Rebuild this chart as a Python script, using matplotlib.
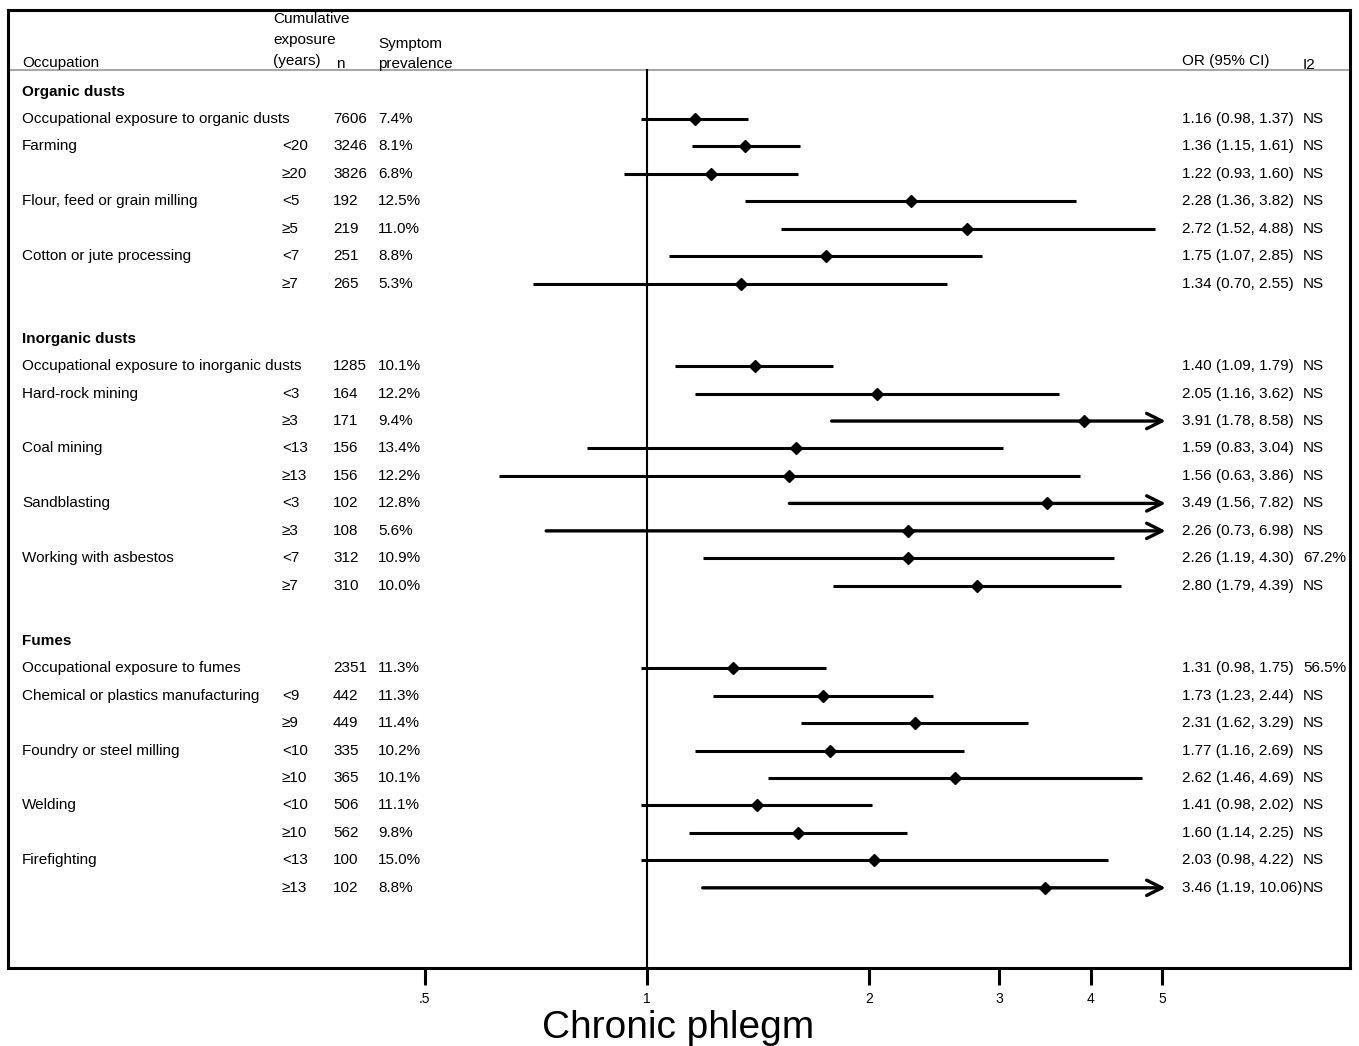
import matplotlib.pyplot as plt
import matplotlib.transforms as mtransforms

plt.rcParams['font.family'] = ['Liberation Sans', 'DejaVu Sans']

# one entry per table row, top to bottom ('' = empty cell, None = no estimate)
labels = ['Organic dusts', 'Occupational exposure to organic dusts', 'Farming', '',
          'Flour, feed or grain milling', '', 'Cotton or jute processing', '', '',
          'Inorganic dusts', 'Occupational exposure to inorganic dusts', 'Hard-rock mining', '',
          'Coal mining', '', 'Sandblasting', '', 'Working with asbestos', '', '',
          'Fumes', 'Occupational exposure to fumes', 'Chemical or plastics manufacturing', '',
          'Foundry or steel milling', '', 'Welding', '', 'Firefighting', '']
headings = ['Organic dusts', 'Inorganic dusts', 'Fumes']
years = ['', '', '<20', '≥20', '<5', '≥5', '<7', '≥7', '',
         '', '', '<3', '≥3', '<13', '≥13', '<3', '≥3', '<7', '≥7', '',
         '', '', '<9', '≥9', '<10', '≥10', '<10', '≥10', '<13', '≥13']
n = ['', '7606', '3246', '3826', '192', '219', '251', '265', '',
     '', '1285', '164', '171', '156', '156', '102', '108', '312', '310', '',
     '', '2351', '442', '449', '335', '365', '506', '562', '100', '102']
prevalence = ['', '7.4%', '8.1%', '6.8%', '12.5%', '11.0%', '8.8%', '5.3%', '',
              '', '10.1%', '12.2%', '9.4%', '13.4%', '12.2%', '12.8%', '5.6%', '10.9%', '10.0%', '',
              '', '11.3%', '11.3%', '11.4%', '10.2%', '10.1%', '11.1%', '9.8%', '15.0%', '8.8%']
odds = [None, 1.16, 1.36, 1.22, 2.28, 2.72, 1.75, 1.34, None,
        None, 1.40, 2.05, 3.91, 1.59, 1.56, 3.49, 2.26, 2.26, 2.80, None,
        None, 1.31, 1.73, 2.31, 1.77, 2.62, 1.41, 1.60, 2.03, 3.46]
ci_low = [None, 0.98, 1.15, 0.93, 1.36, 1.52, 1.07, 0.70, None,
          None, 1.09, 1.16, 1.78, 0.83, 0.63, 1.56, 0.73, 1.19, 1.79, None,
          None, 0.98, 1.23, 1.62, 1.16, 1.46, 0.98, 1.14, 0.98, 1.19]
ci_high = [None, 1.37, 1.61, 1.60, 3.82, 4.88, 2.85, 2.55, None,
           None, 1.79, 3.62, 8.58, 3.04, 3.86, 7.82, 6.98, 4.30, 4.39, None,
           None, 1.75, 2.44, 3.29, 2.69, 4.69, 2.02, 2.25, 4.22, 10.06]
i2 = ['', 'NS', 'NS', 'NS', 'NS', 'NS', 'NS', 'NS', '',
      '', 'NS', 'NS', 'NS', 'NS', 'NS', 'NS', 'NS', '67.2%', 'NS', '',
      '', '56.5%', 'NS', 'NS', 'NS', 'NS', 'NS', 'NS', 'NS', 'NS']

xticks = [0.5, 1, 2, 3, 4, 5]
xticklabels = ['.5', '1', '2', '3', '4', '5']
x_cap = 5

fig = plt.figure(figsize=(13.59, 10.46), dpi=100)
ax = fig.add_axes([8 / 1359, 1 - 968 / 1046, 1342 / 1359, 958 / 1046])
ax.set_xscale('log')
ax.set_xlim(0.136, 8.98)
ax.set_ylim(31.92, -2.97)

for s in ax.spines.values():
    s.set_linewidth(2.2)
ax.set_yticks([])
ax.set_xticks(xticks)
ax.set_xticklabels(xticklabels)
ax.minorticks_off()
ax.tick_params(axis='x', length=12, width=2.2, labelsize=10, pad=5)

# header rule and null line
ax.axhline(-0.78, color='#a8a8a8', lw=1.5)
ax.plot([1, 1], [-0.78, 31.92], color='black', lw=1.5)

for i in range(len(labels)):
    if odds[i] is None:
        continue
    if ci_high[i] > x_cap:
        ax.annotate('', xy=(x_cap * 1.01, i), xytext=(ci_low[i], i),
                    arrowprops=dict(arrowstyle='->,head_length=1.1,head_width=0.55',
                                    lw=2.4, color='black', shrinkA=0, shrinkB=0,
                                    mutation_scale=10))
    else:
        ax.plot([ci_low[i], ci_high[i]], [i, i], color='black', lw=2.2,
                solid_capstyle='butt')
    ax.plot(odds[i], i, marker='D', color='black', ms=6.5)

tr = mtransforms.blended_transform_factory(ax.transAxes, ax.transData)


def col(px):
    return (px - 8) / 1342


fs = 11
for i in range(len(labels)):
    w = 'bold' if labels[i] in headings else 'normal'
    ax.text(col(22), i, labels[i], transform=tr, fontsize=fs, va='center', fontweight=w)
    ax.text(col(282), i, years[i], transform=tr, fontsize=fs, va='center')
    ax.text(col(333), i, n[i], transform=tr, fontsize=fs, va='center')
    ax.text(col(378), i, prevalence[i], transform=tr, fontsize=fs, va='center')
    if odds[i] is not None:
        ax.text(col(1182), i, f'{odds[i]:.2f} ({ci_low[i]:.2f}, {ci_high[i]:.2f})',
                transform=tr, fontsize=fs, va='center')
    ax.text(col(1303), i, i2[i], transform=tr, fontsize=fs, va='center')

# column headers
ax.text(col(22), -1.04, 'Occupation', transform=tr, fontsize=fs, va='center')
ax.text(col(273), -2.64, 'Cumulative', transform=tr, fontsize=fs, va='center')
ax.text(col(273), -1.86, 'exposure', transform=tr, fontsize=fs, va='center')
ax.text(col(273), -1.12, '(years)', transform=tr, fontsize=fs, va='center')
ax.text(col(336), -1.0, 'n', transform=tr, fontsize=fs, va='center')
ax.text(col(378), -1.73, 'Symptom', transform=tr, fontsize=fs, va='center')
ax.text(col(378), -1.0, 'prevalence', transform=tr, fontsize=fs, va='center')
ax.text(col(1182), -1.1, 'OR (95% CI)', transform=tr, fontsize=fs, va='center')
ax.text(col(1303), -0.98, 'I2', transform=tr, fontsize=fs, va='center')

fig.text(678 / 1359, 1 - 1038 / 1046, 'Chronic phlegm', fontsize=28, ha='center',
         va='baseline')

fig.savefig('out.png', dpi=100)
※
**Set exercise:** Gather and copy every line of the data in which the string "matplotlib" is found.

**Response to the exercise:**
Rebuild this chart as a Python script, using matplotlib.
import matplotlib.pyplot as plt
import matplotlib.transforms as mtransforms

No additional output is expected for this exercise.